• **DIRECTIONS**: Omit the pictures and output exactly the lines from the start of the entries through the line containing "Chart.register(...registerables);".
━━━ DATA RECORDS ━━━
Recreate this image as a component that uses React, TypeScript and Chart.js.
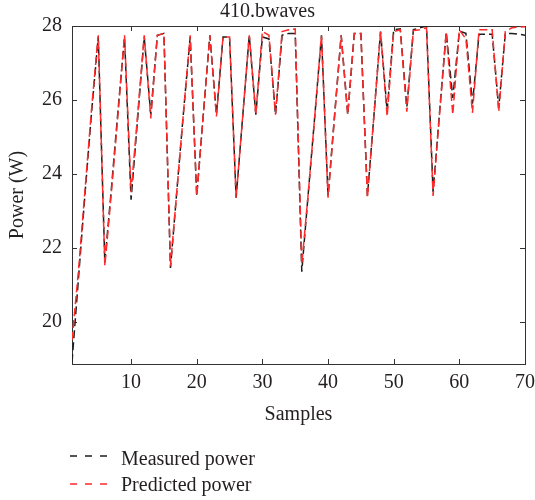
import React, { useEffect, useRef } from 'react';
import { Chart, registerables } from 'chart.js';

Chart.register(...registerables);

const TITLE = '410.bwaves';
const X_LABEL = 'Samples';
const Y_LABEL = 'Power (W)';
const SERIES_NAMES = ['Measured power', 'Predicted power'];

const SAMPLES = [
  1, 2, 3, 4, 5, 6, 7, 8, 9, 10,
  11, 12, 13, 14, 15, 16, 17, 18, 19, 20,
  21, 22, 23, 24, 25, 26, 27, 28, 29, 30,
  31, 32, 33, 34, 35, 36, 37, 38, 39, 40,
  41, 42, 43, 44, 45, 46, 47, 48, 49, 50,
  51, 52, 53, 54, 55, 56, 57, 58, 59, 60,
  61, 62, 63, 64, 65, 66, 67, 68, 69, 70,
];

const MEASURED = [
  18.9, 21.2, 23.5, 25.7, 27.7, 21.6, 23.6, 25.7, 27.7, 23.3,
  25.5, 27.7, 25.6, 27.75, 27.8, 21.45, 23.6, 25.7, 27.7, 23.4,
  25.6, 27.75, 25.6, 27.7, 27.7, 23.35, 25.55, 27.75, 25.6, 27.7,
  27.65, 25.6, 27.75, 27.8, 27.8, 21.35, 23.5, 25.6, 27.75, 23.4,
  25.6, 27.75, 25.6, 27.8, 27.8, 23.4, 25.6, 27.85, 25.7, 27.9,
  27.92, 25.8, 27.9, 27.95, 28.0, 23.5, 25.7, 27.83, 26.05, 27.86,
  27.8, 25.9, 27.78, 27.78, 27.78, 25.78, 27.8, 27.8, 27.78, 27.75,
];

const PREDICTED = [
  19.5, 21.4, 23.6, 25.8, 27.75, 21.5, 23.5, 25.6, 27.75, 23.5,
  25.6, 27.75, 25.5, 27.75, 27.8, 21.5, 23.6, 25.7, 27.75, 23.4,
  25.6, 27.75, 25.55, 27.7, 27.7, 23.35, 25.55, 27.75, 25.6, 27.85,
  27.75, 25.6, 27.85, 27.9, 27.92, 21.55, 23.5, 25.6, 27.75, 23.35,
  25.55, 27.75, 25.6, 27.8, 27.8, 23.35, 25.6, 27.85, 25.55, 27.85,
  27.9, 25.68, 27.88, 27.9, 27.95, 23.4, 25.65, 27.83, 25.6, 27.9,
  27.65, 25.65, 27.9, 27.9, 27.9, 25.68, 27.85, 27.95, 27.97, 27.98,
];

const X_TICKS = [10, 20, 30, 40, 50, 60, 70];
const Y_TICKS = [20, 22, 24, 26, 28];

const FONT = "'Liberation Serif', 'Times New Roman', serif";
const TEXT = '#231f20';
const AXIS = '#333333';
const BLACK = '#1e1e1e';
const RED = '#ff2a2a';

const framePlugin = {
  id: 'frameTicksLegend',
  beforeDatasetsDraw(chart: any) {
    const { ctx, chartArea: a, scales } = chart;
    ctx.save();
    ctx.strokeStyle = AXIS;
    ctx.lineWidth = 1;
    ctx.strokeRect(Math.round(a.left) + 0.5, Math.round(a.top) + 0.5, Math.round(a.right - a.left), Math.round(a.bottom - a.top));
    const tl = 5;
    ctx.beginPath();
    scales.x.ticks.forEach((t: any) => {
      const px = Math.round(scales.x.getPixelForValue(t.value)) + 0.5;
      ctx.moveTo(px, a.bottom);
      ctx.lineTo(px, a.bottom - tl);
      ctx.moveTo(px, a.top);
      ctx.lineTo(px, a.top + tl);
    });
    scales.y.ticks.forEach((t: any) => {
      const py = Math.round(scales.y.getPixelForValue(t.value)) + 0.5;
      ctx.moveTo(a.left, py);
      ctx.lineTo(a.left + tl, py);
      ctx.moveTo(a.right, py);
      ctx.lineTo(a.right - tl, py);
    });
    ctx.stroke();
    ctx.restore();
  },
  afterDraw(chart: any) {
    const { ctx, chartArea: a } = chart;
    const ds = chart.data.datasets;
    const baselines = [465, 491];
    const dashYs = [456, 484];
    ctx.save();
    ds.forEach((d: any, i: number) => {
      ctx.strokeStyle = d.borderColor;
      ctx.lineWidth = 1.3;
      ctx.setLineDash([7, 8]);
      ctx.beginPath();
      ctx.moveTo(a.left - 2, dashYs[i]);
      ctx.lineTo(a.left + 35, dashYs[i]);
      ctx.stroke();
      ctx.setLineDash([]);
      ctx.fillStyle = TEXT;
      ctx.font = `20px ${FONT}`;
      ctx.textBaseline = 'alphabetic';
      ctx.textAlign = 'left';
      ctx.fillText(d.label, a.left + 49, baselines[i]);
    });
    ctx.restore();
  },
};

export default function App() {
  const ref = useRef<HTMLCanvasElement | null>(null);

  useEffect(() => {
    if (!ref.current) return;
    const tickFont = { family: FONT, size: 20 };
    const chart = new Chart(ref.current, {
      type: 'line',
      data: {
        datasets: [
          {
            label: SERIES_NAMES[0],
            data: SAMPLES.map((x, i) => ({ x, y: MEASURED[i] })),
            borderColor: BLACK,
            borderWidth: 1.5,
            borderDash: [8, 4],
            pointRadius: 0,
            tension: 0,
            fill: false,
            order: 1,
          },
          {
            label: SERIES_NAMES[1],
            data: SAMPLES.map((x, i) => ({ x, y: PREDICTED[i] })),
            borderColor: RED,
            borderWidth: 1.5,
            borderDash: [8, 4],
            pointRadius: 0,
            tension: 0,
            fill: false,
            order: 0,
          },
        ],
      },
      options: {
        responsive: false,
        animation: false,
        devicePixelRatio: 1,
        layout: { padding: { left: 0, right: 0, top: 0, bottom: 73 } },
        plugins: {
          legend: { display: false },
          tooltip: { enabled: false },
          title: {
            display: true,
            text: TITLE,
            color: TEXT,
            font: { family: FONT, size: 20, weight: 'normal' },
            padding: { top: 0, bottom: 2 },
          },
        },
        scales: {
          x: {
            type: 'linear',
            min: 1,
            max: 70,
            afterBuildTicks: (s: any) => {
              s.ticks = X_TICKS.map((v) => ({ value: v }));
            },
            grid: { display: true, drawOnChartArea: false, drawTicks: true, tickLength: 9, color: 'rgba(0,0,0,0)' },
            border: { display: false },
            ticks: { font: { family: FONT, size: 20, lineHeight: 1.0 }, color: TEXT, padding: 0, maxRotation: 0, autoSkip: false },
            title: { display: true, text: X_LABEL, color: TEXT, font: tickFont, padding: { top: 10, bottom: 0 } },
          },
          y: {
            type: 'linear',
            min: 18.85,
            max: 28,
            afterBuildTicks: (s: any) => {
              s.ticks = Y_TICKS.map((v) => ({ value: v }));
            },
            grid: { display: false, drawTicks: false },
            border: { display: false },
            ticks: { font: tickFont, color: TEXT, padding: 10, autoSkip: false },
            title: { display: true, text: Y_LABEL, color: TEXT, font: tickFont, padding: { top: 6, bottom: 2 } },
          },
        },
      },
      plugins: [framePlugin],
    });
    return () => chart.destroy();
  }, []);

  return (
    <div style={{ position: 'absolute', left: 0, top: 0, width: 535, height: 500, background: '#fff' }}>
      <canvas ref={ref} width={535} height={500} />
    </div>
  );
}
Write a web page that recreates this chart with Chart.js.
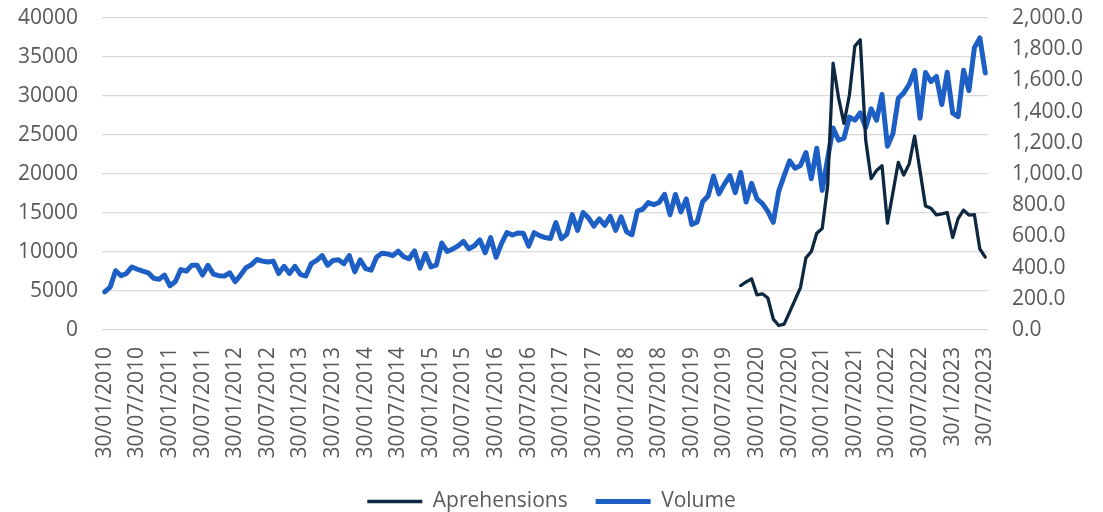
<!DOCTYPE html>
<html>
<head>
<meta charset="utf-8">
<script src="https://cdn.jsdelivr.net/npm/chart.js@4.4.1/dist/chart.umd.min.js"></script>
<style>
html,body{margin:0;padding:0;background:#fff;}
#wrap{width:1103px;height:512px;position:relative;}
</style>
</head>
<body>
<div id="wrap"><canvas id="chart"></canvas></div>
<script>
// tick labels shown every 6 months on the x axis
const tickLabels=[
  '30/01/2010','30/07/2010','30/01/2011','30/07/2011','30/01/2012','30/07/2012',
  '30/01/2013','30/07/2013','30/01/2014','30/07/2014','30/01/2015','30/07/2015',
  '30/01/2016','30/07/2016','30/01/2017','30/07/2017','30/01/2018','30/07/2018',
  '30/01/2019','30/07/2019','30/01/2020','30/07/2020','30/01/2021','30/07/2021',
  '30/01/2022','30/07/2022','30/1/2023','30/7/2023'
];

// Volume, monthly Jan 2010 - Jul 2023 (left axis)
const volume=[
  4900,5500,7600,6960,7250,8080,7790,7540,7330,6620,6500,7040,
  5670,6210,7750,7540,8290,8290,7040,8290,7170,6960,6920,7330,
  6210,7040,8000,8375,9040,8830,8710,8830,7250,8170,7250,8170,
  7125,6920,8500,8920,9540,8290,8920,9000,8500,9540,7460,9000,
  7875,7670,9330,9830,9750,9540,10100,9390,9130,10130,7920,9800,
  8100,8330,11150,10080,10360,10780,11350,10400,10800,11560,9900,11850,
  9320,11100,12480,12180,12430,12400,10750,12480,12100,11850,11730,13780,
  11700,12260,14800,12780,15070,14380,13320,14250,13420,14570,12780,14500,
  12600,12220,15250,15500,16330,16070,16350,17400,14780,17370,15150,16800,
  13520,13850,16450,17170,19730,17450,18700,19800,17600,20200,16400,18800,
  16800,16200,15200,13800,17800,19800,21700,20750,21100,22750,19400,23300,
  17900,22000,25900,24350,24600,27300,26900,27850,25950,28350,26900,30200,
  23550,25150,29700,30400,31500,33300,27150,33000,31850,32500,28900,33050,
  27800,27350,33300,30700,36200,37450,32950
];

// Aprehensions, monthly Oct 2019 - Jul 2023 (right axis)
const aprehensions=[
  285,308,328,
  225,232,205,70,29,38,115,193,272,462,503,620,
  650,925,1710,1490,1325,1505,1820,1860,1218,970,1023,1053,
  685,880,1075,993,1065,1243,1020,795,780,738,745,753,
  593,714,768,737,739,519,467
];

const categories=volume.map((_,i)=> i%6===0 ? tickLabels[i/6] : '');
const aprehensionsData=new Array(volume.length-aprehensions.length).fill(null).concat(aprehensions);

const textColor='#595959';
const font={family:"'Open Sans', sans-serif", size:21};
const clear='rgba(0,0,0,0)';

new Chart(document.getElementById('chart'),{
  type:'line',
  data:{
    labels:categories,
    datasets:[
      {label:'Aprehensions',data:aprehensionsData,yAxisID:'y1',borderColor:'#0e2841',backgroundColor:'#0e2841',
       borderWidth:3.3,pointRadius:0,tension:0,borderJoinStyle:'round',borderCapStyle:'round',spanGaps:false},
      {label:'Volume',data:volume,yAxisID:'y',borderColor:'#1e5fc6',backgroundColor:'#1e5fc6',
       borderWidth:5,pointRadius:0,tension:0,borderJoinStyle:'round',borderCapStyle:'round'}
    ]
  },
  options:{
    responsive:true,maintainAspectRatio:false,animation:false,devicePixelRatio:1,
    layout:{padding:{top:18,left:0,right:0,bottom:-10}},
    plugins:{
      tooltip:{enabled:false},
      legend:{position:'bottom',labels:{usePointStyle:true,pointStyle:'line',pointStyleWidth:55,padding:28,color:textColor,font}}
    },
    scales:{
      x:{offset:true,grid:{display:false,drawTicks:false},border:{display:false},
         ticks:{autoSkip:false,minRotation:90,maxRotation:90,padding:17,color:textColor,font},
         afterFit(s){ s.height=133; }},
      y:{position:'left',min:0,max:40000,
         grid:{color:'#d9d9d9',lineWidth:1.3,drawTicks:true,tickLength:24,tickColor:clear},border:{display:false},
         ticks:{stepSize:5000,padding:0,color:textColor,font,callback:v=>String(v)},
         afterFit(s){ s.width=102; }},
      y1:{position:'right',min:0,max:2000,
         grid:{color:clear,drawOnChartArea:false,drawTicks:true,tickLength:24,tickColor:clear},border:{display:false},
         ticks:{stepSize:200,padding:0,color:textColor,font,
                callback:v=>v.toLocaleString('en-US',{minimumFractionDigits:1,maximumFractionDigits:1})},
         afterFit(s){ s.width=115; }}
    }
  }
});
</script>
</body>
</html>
━━━
• **FINISHED EXERCISE**:
Recreate this image as a component that uses React, TypeScript and Chart.js.
import React, { useEffect, useRef } from 'react';
import { Chart, registerables } from 'chart.js';

Chart.register(...registerables);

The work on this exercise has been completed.